To relate local fluctuations observed in sonic logs to small-scale
velocity fabric dong boreholes, both filtering effects and noise
introduced by the logging procedure must be taken into account. Sonic
log velocities are represented as a time series consisting of a large-scale
deterministic and a small-scale stochastic component. The deterministic
trend, approximated by a low-order polynomial best-fit, contains
information on the average velocity structure, whereas the small-scale
stochastic variations consist of noise plus in situ velocity variations
convolved with the logging system response. The velocity fluctuations
of the sonic data considered here are zero-mean and have quasi-Gaussian
probability density functions. Therefore, they are well characterised
by their second statistical moment, i.e. their autocovariance function.

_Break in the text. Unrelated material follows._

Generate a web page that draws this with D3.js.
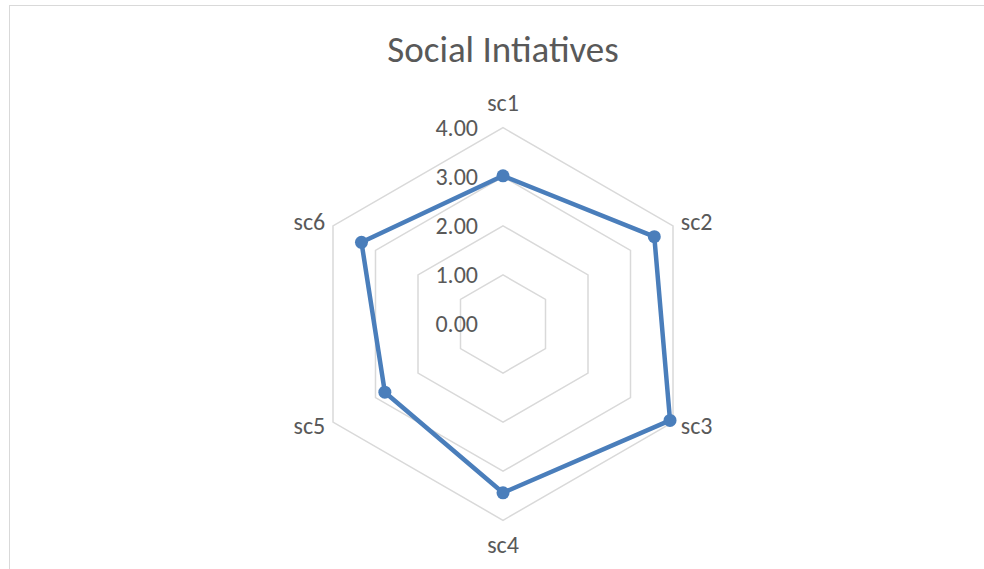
<!DOCTYPE html>
<html><head><meta charset="utf-8">
<script src="https://cdn.jsdelivr.net/npm/d3@7"></script>
<style>body{margin:0;background:#fff}svg{display:block}text{font-family:Calibri,Carlito,"Open Sans","Noto Sans",sans-serif;fill:#595959}</style>
</head><body><svg id="c" width="984" height="569"></svg>
<script>
const categories = ["sc1","sc2","sc3","sc4","sc5","sc6"];
const values = [3.02, 3.56, 3.93, 3.44, 2.78, 3.33];
const tickValues = [0,1,2,3,4];
const title = "Social Intiatives";

const svg = d3.select("#c");
svg.append("rect").attr("x",9.5).attr("y",5.5).attr("width",990).attr("height",600)
  .attr("fill","#fff").attr("stroke","#d9d9d9").attr("stroke-width",1);
svg.append("text").attr("x",503).attr("y",62).attr("text-anchor","middle")
  .style("font-size","37px").text(title);

const cx=503, cy=324;
const r = d3.scaleLinear().domain([0,4]).range([0,196.3]);
const n = categories.length;
const ang = i => i*2*Math.PI/n;
const pt = (i,v) => [cx + r(v)*Math.sin(ang(i)), cy - r(v)*Math.cos(ang(i))];

const g = svg.append("g");
tickValues.filter(t=>t>0).forEach(t=>{
  g.append("path").attr("d", d3.line()(d3.range(n).map(i=>pt(i,t))) + "Z")
   .attr("fill","none").attr("stroke","#d9d9d9").attr("stroke-width",1.5);
});
tickValues.forEach(t=>{
  g.append("text").attr("x",cx-25).attr("y",cy - r(t)).attr("dy","0.33em")
   .attr("text-anchor","end").style("font-size","24px").text(d3.format(".2f")(t));
});
categories.forEach((c,i)=>{
  const [x,y] = pt(i,4);
  const s = Math.sin(ang(i)), co = Math.cos(ang(i));
  let anchor = Math.abs(s)<0.01 ? "middle" : (s>0 ? "start":"end");
  let lx = x + s*9, ly = y - co*25;
  if (Math.abs(s)>0.01) ly = y + (co>0 ? -4 : 4);
  g.append("text").attr("x",lx).attr("y",ly).attr("dy","0.33em").attr("text-anchor",anchor)
   .style("font-size","24px").text(c);
});
const pts = values.map((v,i)=>pt(i,v));
g.append("path").attr("d", d3.line()(pts)+"Z").attr("fill","none")
  .attr("stroke","#4a7ebb").attr("stroke-width",4.5).attr("stroke-linejoin","round");
g.selectAll("circle.m").data(pts).join("circle").attr("cx",d=>d[0]).attr("cy",d=>d[1])
  .attr("r",6.5).attr("fill","#4a7ebb");
</script></body></html>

Tests on synthetic data indicate that the autocovariance function
corresponding to this data model may be used to extract information
on the second-order statistics of the in situ velocity variations
along the borehole and to constrain the level of white noise in sonic
logs. Ignoring the presence of filtering effects and noise in sonic
logs may result in seriously flawed estimates of the second-order
statistics of the actual velocity structure. Assuming a von Karman
autocovariance function for the in situ velocity variations, this
model provides a good match to the autocovariance functions of sonic
log data from the Siljan Ring (Sweden) and Sudbury areas (Canada).
Although differing significantly in their noise content these two
data sets yield similar results for the small-scale velocity structure,
which is modelled as a bandlimited self-affine time series. For the
Siljan Ring borehole we found a close relation between small-scale
variations of the borehole diameter as determined from caliper logs
and the level of uncorrelated noise present in the sonic log data.